En plus d’offrir une connaissance utile d’une autre langue, l’immersion apporterait également davantage d’outils et d’aptitudes pour apprendre d’autres langues étrangères plus tard. Peut-on pour autant le conseiller à tout le monde ?  » L’enseignement immersif est prévu pour que les enfants soient autonomes, donc il n’est pas nécessaire que les parents connaissent ou maîtrisent la langue étrangère pratiquée à l’école « , précise Jean-Sébastien Lamborelle.  » C’est une méthode qui ne réclame pas plus de travail que l’enseignement classique. Par contre, on la déconseille aux enfants qui souffrent de troubles de l’apprentissage comme la dyslexie, la dysphasie, la dyscalculie… car ils risquent d’éprouver encore plus de difficultés dans un programme en immersion.  »

Par Marie-Eve Rebts.

Une pratique d’abord illégale

Si les Canadiens ont mis en place l’enseignement en immersion à partir des années 1960, il a fallu attendre quelques décennies pour le voir apparaître en Belgique.
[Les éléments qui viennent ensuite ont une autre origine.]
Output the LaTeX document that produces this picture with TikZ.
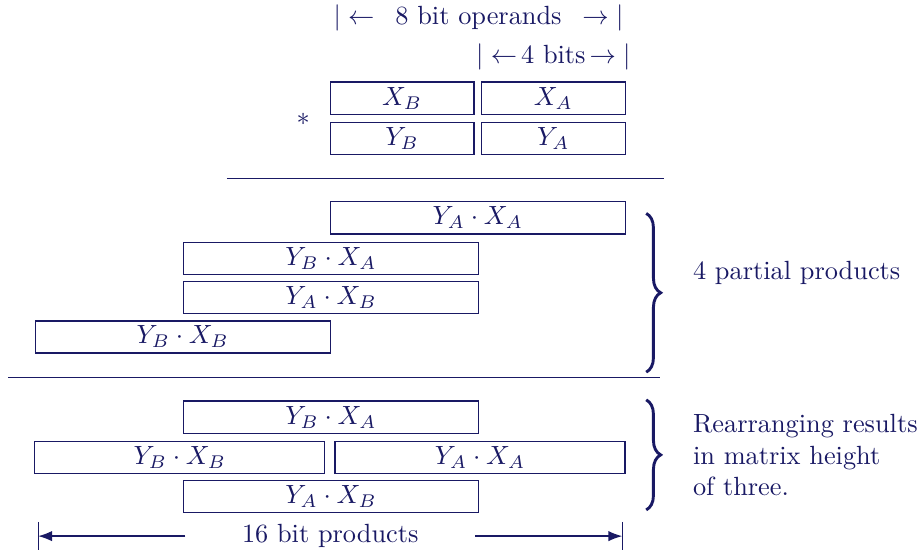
\documentclass[tikz,border=0pt]{standalone}
\usepackage{amsmath}
\usetikzlibrary{arrows.meta,decorations.pathreplacing,positioning}
\definecolor{navy}{RGB}{25,25,100}

\tikzset{
  half/.style={draw, minimum width=1.92cm, minimum height=0.43cm, inner sep=0pt},
  full/.style={half, minimum width=3.94cm},
  part/.style={half, minimum width=3.87cm},
  curly/.style={decorate, decoration={brace, amplitude=5.5pt}, line width=1.1pt},
}

\begin{document}
\begin{tikzpicture}[color=navy, line width=0.5pt]
    \useasboundingbox (0,0) rectangle (12.30,-7.37);
    % widths of the operands
    \node[inner sep=0pt] (ops) at (6.39,-0.24) {\makebox[3.87cm]{$|\leftarrow$\hfill 8 bit operands\hfill$\rightarrow|$}};
    \node[inner sep=0pt] (bits) at (7.39,-0.76) {$|\leftarrow$\kern1.5pt 4 bits\kern1.5pt$\rightarrow|$};
    % operands
    \node[half] (xb) at (5.37,-1.31) {$X_B$};
    \node[half] (xa) at (7.39,-1.31) {$X_A$};
    \node[half] (yb) at (5.37,-1.85) {$Y_B$};
    \node[half] (ya) at (7.39,-1.85) {$Y_A$};
    \node (times) at (4.05,-1.60) {$*$};
    \draw (3.03,-2.38) -- (8.87,-2.38);
    % partial products
    \node[full] (p1) at (6.38,-2.91) {$Y_A \cdot X_A$};
    \node[full] (p2) at (4.42,-3.45) {$Y_B \cdot X_A$};
    \node[full] (p3) at (4.42,-3.97) {$Y_A \cdot X_B$};
    \node[full] (p4) at (2.44,-4.50) {$Y_B \cdot X_B$};
    \draw[curly] (8.63,-2.85) -- (8.63,-4.97);
    \node[anchor=west] (four) at (9.13,-3.65) {4 partial products};
    \draw (0.11,-5.04) -- (8.82,-5.04);
    % rearranged
    \node[full] (q1) at (4.42,-5.57) {$Y_B \cdot X_A$};
    \node[part] (q2) at (2.40,-6.11) {$Y_B \cdot X_B$};
    \node[part] (q3) at (6.41,-6.11) {$Y_A \cdot X_A$};
    \node[full] (q4) at (4.42,-6.63) {$Y_A \cdot X_B$};
    \draw[curly] (8.63,-5.34) -- (8.63,-6.81);
    \node[anchor=west, align=left] (three) at (9.13,-6.08) {Rearranging results\\in matrix height\\of three.};
    % result width
    \node[minimum width=3.85cm, inner sep=0pt] (dim) at (4.41,-7.16) {16 bit products};
    \coordinate (dl) at (0.51,-7.16);
    \coordinate (dr) at (8.31,-7.16);
    \draw[-{Latex}] (dim.west) -- (dl);
    \draw[-{Latex}] (dim.east) -- (dr);
    \draw ([yshift=0.19cm]dl) -- ([yshift=-0.19cm]dl);
    \draw ([yshift=0.19cm]dr) -- ([yshift=-0.19cm]dr);
\end{tikzpicture}
\end{document}
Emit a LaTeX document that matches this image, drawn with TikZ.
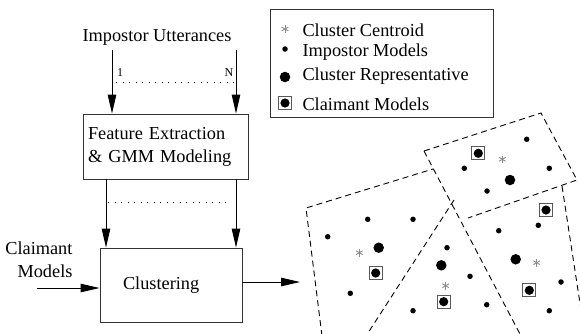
\documentclass[tikz,border=0pt]{standalone}
\usepackage{fontspec}
\setmainfont{Liberation Serif}
\usetikzlibrary{positioning,arrows.meta,calc}
\tikzset{
  blk/.style={draw=black!80,line width=0.9pt,inner sep=0pt},
  arr/.style={-{Triangle[length=19pt,width=8.5pt]},line width=0.9pt},
  dotln/.style={line width=1pt,dash pattern=on 0.9pt off 5.6pt},
  part/.style={line width=0.9pt,dash pattern=on 6pt off 4pt},
  imod/.style={circle,fill=black,inner sep=0pt,minimum size=5.5pt},  % impostor model
  crep/.style={circle,fill=black,inner sep=0pt,minimum size=10.5pt}, % cluster representative
  cmod/.style={draw=black!65,line width=1.1pt,inner sep=0pt,minimum size=13pt,
    path picture={\fill[black] (path picture bounding box.center) circle (4.6pt);}}, % claimant model
  small/.style={font=\fontsize{12}{14}\selectfont},
  cent/.pic={\foreach \a in {90,30,150}
    \draw[black!45,line width=0.9pt] (\a:3.8) -- (\a+180:3.8);},               % cluster centroid
}
\begin{document}
\begin{tikzpicture}[x=1pt,y=-1pt,font=\fontsize{18.3}{23}\selectfont]
  \useasboundingbox (0,0) rectangle (580,333);
  \clip (0,0) rectangle (580,333);

  % ---- processing chain ----
  \node (imp) at (157,37) {Impostor Utterances};
  \node[blk,minimum width=165pt,minimum height=65pt,text width=155pt,align=left]
    (feat) at (165.5,146.5) {Feature Extraction\\\& GMM Modeling};
  \node[blk,minimum width=142pt,minimum height=74pt,text width=96pt,align=left]
    (clus) at (171,285) {Clustering};
  \node[align=right,anchor=east] (claim) at (76,260) {Claimant\\Models};

  \coordinate (u1) at (112,50);
  \coordinate (uN) at (236,50);
  \draw[arr] (u1) -- (u1 |- feat.north);
  \draw[arr] (uN) -- (uN |- feat.north);
  \node[small] (n1) at (120,73) {1};
  \node[small] (nN) at (229,73) {N};
  \draw[dotln] (116,82) -- (234,82);

  \coordinate (f1) at (106,0);
  \coordinate (fN) at (236,0);
  \draw[arr] (f1 |- feat.south) -- (f1 |- clus.north);
  \draw[arr] (fN |- feat.south) -- (fN |- clus.north);
  \draw[dotln] (108,202) -- (231,202);

  \coordinate (cin) at (37,288);
  \draw[arr] (cin) -- (cin -| clus.west);
  \coordinate (cout) at (300,282);
  \draw[arr] (cout -| clus.east) -- (cout);

  % ---- legend ----
  \node[blk,minimum width=223pt,minimum height=108pt] (leg) at (381.5,63) {};
  \pic at (285,29) {cent};
  \node[imod] (l2) at (285,49) {};
  \node[crep] (l3) at (285,77) {};
  \node[cmod] (l4) at (285,103) {};
  \node[anchor=west] (t1) at (299,30) {Cluster Centroid};
  \node[anchor=west] (t2) at (299,52) {Impostor Models};
  \node[anchor=west] (t3) at (299,76) {Cluster Representative};
  \node[anchor=west] (t4) at (299,104) {Claimant Models};

  % ---- cluster partitions ----
  \draw[part] (424,151) -- (541,113) -- (577,180) -- (468,218);
  \draw[part] (424,151) -- (521,336);
  \draw[part] (322,336) -- (306,208) -- (433,169);
  \draw[part] (454,200) -- (366,336);
  \draw[part] (562,186) -- (585,336);

  % top-right cluster
  \node[imod] at (526.7,139.3) {};
  \node[cmod] at (478.3,153.3) {};
  \pic at (502.3,159.3) {cent};
  \node[imod] at (464.3,168.3) {};
  \node[imod] at (549.3,168.3) {};
  \node[crep] at (510,180) {};
  \node[imod] at (487,191) {};
  % right cluster
  \node[cmod] at (546,210) {};
  \node[imod] at (538.3,225.3) {};
  \node[imod] at (498.7,230.7) {};
  \node[crep] at (515.7,259.3) {};
  \pic at (536.7,262.7) {cent};
  \node[imod] at (561,282) {};
  \node[cmod] at (529.3,290.3) {};
  \node[imod] at (549.3,310.7) {};
  % middle cluster
  \node[imod] at (447,247.7) {};
  \node[crep] at (441.3,265.3) {};
  \node[imod] at (470,276.3) {};
  \pic at (445.7,285.7) {cent};
  \node[cmod] at (443.7,301.7) {};
  \node[imod] at (486.7,304.7) {};
  \node[imod] at (413,310.7) {};
  % left cluster
  \node[imod] at (367.7,219.3) {};
  \node[imod] at (413,219.3) {};
  \node[imod] at (327.7,236.7) {};
  \node[crep] at (378.7,247.7) {};
  \pic at (359.3,252.7) {cent};
  \node[cmod] at (375.7,273) {};
  \node[imod] at (350.3,293.3) {};
\end{tikzpicture}
\end{document}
Avant 1998, les lois linguistiques de 1963 imposaient que l’enseignement dans chaque Communauté soit dispensé dans la langue correspondant à celle-ci. Donner des cours dans une autre langue comme le propose l’immersion était donc en principe interdit. Les rares écoles qui voulaient pratiquer une telle pédagogie devaient demander une dérogation chaque année, comme l’a fait le lycée Léonie de Waha, à Liège, qui fut l’un des premiers établissements à intégrer l’immersion en Belgique lors de la rentrée 1989-1990. C’est seulement en 1998, à l’occasion du décret sur l’enseignement fondamental, que l’enseignement immersif a bénéficié pour la première fois d’une reconnaissance officielle et a été autorisé à certaines conditions. La mise en place de cette mesure n’a pas suscité la création de nouvelles écoles la première année qui l’a suivie, mais ensuite l’enseignement en immersion n’a plus cessé de se développer dans notre pays.